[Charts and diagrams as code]
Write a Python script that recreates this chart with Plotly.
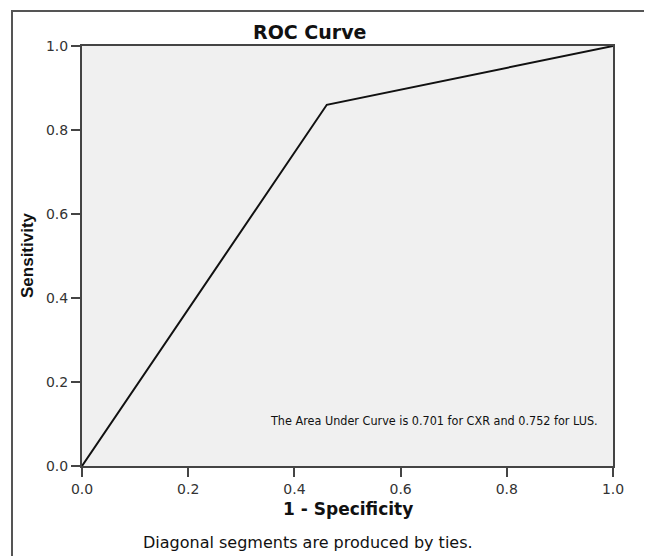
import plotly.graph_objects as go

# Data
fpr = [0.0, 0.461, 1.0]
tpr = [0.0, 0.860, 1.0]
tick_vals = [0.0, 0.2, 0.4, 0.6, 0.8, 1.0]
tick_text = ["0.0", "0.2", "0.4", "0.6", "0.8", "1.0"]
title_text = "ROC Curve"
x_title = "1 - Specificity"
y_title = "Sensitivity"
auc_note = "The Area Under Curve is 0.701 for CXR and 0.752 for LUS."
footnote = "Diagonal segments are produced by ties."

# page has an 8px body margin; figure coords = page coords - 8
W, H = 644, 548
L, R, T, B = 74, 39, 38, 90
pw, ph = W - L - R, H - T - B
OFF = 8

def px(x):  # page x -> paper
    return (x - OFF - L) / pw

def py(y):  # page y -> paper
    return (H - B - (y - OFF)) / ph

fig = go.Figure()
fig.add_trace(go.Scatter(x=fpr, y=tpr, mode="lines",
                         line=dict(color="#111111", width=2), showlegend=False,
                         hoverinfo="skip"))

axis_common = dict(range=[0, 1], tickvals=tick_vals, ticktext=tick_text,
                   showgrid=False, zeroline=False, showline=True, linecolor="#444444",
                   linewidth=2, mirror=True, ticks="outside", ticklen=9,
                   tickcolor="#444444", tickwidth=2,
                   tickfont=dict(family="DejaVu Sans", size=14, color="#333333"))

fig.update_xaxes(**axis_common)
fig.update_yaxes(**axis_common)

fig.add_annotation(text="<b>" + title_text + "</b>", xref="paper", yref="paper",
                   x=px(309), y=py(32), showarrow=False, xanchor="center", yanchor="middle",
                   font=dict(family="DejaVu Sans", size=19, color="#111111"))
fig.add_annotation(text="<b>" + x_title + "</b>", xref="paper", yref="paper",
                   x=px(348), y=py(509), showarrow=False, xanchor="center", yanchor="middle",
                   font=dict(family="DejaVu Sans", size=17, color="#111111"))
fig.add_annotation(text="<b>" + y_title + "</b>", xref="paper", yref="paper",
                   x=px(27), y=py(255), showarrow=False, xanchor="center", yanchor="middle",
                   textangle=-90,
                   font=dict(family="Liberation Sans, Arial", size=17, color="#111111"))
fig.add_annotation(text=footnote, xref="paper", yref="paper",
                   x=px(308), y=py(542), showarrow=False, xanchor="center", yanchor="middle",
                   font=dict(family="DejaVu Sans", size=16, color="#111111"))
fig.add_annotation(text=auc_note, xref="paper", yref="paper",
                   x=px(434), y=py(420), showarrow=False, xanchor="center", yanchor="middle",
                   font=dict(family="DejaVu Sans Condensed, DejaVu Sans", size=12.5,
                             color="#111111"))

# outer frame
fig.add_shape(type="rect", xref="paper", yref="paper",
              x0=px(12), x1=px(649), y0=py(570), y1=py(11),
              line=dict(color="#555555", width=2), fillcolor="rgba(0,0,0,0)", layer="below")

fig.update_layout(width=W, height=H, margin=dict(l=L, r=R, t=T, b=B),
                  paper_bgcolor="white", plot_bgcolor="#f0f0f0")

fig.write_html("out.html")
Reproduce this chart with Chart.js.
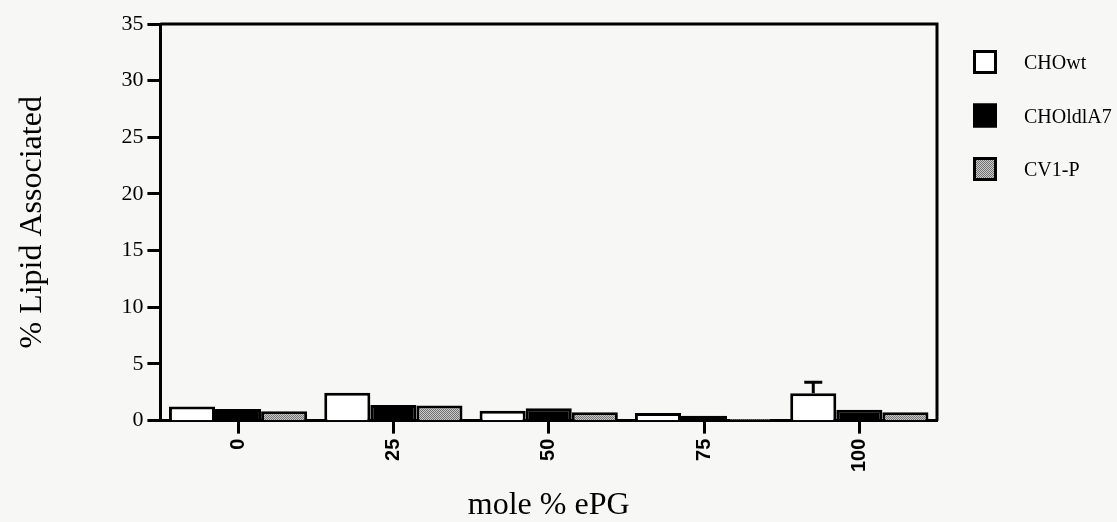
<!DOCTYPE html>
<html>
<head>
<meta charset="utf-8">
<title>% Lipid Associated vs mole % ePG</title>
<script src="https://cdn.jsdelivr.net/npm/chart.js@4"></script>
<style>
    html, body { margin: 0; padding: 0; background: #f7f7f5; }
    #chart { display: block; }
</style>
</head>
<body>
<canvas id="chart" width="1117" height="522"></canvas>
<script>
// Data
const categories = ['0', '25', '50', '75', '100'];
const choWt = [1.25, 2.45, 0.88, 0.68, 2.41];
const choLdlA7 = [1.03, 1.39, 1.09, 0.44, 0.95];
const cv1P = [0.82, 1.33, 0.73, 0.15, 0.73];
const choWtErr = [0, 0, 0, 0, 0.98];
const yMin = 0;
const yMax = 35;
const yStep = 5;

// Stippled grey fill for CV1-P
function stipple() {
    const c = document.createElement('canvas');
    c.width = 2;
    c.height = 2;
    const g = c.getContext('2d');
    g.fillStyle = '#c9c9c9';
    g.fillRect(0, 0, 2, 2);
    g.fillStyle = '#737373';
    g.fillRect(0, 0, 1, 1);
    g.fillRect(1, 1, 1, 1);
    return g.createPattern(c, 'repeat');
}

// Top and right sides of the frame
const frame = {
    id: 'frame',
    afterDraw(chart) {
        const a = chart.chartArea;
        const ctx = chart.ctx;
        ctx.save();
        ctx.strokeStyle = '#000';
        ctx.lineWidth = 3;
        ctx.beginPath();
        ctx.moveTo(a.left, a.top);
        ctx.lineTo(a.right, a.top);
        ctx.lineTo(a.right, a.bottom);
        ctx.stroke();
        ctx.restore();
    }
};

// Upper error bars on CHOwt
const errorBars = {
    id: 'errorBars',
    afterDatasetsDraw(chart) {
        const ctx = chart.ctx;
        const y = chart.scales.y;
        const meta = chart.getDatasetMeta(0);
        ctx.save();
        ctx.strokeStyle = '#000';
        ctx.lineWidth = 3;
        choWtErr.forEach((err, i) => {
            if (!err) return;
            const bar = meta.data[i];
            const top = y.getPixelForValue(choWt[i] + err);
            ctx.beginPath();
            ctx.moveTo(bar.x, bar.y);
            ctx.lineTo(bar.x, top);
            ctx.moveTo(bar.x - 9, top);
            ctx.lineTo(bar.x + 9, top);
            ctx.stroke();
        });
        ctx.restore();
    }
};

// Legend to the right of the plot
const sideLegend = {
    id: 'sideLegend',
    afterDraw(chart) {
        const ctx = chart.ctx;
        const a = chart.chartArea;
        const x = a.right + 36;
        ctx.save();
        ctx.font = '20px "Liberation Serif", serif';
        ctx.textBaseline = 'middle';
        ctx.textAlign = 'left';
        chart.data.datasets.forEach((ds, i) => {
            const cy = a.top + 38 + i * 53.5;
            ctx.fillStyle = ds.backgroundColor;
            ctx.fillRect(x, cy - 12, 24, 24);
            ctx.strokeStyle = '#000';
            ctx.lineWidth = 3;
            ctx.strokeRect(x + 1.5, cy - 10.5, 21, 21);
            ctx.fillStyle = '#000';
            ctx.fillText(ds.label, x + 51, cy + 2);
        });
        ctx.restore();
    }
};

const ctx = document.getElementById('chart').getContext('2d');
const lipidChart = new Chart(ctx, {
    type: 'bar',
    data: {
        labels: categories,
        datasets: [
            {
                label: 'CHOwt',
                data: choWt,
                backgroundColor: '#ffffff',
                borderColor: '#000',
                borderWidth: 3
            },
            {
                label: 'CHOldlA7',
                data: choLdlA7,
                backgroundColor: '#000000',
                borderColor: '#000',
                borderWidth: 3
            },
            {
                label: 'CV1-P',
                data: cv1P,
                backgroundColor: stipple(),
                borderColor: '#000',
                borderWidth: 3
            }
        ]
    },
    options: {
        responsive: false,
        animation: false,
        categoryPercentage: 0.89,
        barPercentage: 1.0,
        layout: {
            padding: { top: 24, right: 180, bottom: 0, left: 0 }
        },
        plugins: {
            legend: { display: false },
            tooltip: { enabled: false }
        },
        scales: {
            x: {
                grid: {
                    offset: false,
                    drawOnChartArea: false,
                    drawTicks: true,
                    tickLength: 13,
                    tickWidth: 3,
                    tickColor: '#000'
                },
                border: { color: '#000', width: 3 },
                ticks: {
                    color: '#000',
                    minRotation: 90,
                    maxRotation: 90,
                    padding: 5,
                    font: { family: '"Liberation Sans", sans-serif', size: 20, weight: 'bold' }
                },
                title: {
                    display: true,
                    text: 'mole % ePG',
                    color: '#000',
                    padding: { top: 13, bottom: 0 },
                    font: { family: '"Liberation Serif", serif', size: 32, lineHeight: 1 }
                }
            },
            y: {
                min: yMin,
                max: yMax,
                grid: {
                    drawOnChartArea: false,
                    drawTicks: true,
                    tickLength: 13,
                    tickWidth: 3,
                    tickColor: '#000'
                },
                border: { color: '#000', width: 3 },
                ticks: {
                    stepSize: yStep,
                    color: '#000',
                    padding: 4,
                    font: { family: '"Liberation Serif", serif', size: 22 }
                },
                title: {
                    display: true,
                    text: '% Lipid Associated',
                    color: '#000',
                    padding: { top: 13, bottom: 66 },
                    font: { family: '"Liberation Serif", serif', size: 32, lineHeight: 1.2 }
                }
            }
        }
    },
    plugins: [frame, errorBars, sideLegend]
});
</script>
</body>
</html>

■ **Problem statement**:
Starting at the top of the listing above, reproduce each line up to and including the one with "segments are produced"; omit the pictures.

■ **Problem solution**:
Write a Python script that recreates this chart with Plotly.
import plotly.graph_objects as go

# Data
fpr = [0.0, 0.461, 1.0]
tpr = [0.0, 0.860, 1.0]
tick_vals = [0.0, 0.2, 0.4, 0.6, 0.8, 1.0]
tick_text = ["0.0", "0.2", "0.4", "0.6", "0.8", "1.0"]
title_text = "ROC Curve"
x_title = "1 - Specificity"
y_title = "Sensitivity"
auc_note = "The Area Under Curve is 0.701 for CXR and 0.752 for LUS."
footnote = "Diagonal segments are produced by ties."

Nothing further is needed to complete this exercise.